Os brasileiros usavam o fardamento cáqui das forças dominicanas, sem insígnias de posto ou distintivos de unidades. Mas tinham status de oficiais.
Os caprichos do ditador e de alguns de seus generais influíam no trabalho dos instrutores. Havia um general que, toda vez que via algo diferente em um filme de aviação, pedia para os brasileiros ensinarem isso aos seus alunos.
Prontidão
Certa vez os aviões tiveram de formar as iniciais do nome de Trujillo no ar. Mas o ditador realmente gostava era da prontidão das esquadrilhas. Os brasileiros conseguiram fazer com que os aviões decolassem em um minuto e meio, dois minutos depois de dado um alarme.
Trujillo gostava de chegar na base de repente para simular uma emergência -mesmo de noite. E a prontidão não era apenas "pra ditador ver". Era real.
"Mas havia um grande risco de acidente, porque muitos dos alunos ainda eram novatos", lembra Martins.
Eles ganhavam perto de US$ 1.000 por mês -e naquela época a moeda americana valia e comprava bem mais. "Era uma vida de regalias. Vivia em um apartamento de frente para a praia, tinha três empregadas. Quase todos, na volta, trouxeram um carro para o Brasil, puderam comprar apartamento e economizar bastante dinheiro", segundo Ajuz. "Éramos convidados para todas as festas, a turma era muito alegre", afirma Martins.
Problemas pessoais
Eles voltaram depois que já tinham treinado um núcleo de pilotos dominicanos, mas também quando começaram a surgir problemas pessoais, notadamente com o gaúcho João Carlos Menna Barreto.
Ele era assíduo frequentador do cassino e namorador. Esteve casado por um tempo com uma sobrinha de Trujillo. O problemático casamento azedou as relações com o ditador.
Menna Barreto foi provavelmente um dos raros sujeitos a discutir com Trujillo, levantando a voz e de dedo em riste, e a sair vivo para contar a história.
Teve, porém, de sair do país. Seus colegas brasileiros também foram embora, em 1950, depois de cerca de dois anos e dois contratos de trabalho.

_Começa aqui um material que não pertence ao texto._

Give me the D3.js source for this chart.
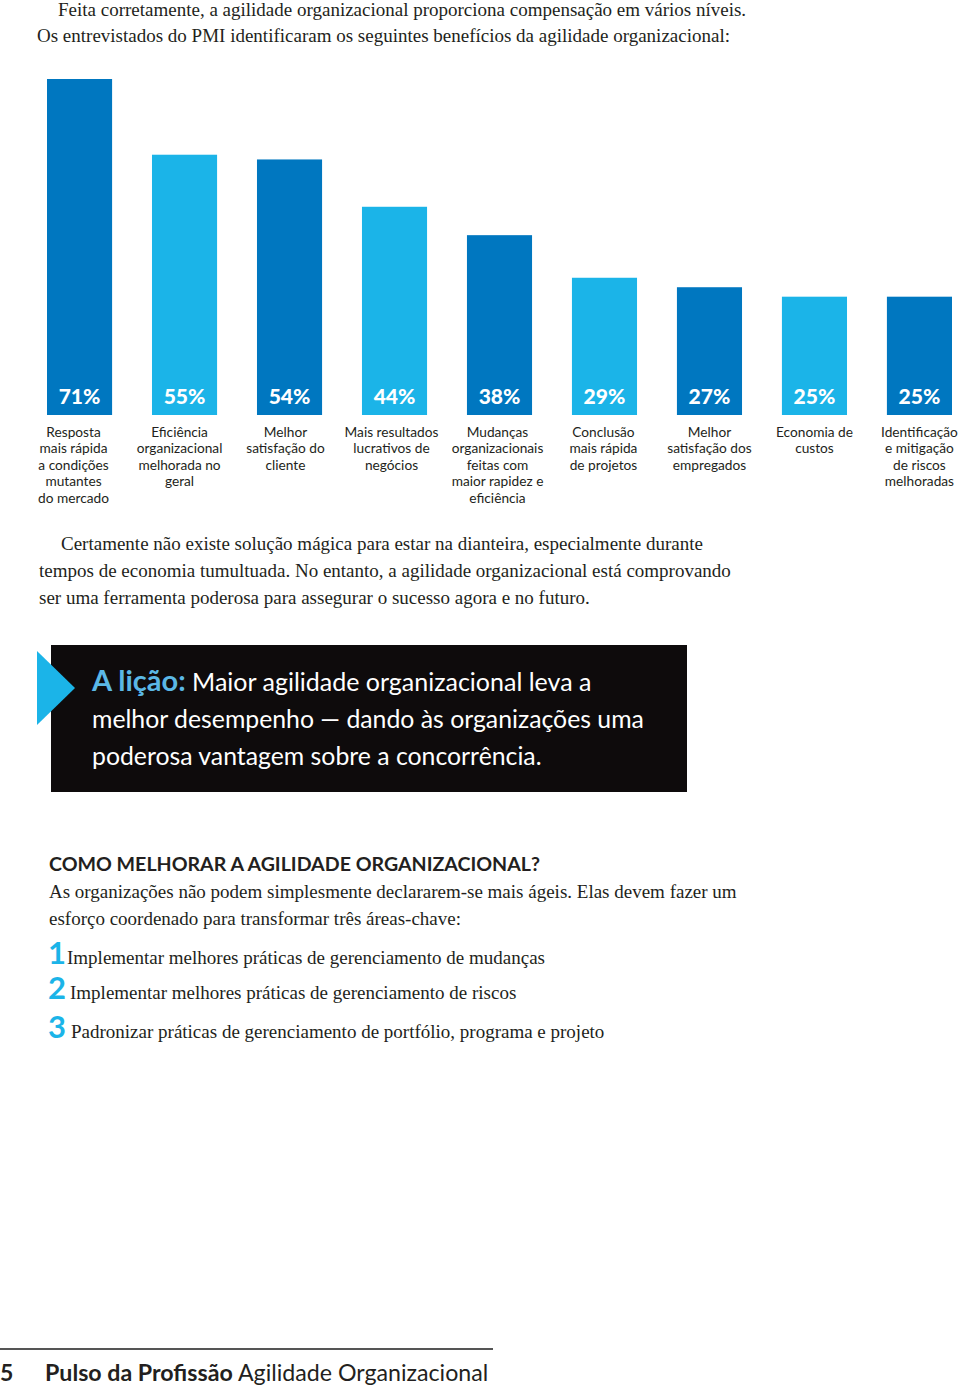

Foram corretamente pagos e deixaram para Trujillo uma força aérea competente.
A Força Aérea Dominicana foi fundamental para o fracasso de duas novas tentativas de exilados, em abril e junho de 1959. Trujillo foi assassinado por líderes militares em 1961.
A década de 60 foi de turbulência política no país do Caribe, envolvendo até uma intervenção americana e de países da Organização dos Estados Americanos em 1965, que incluiu tropas brasileiras.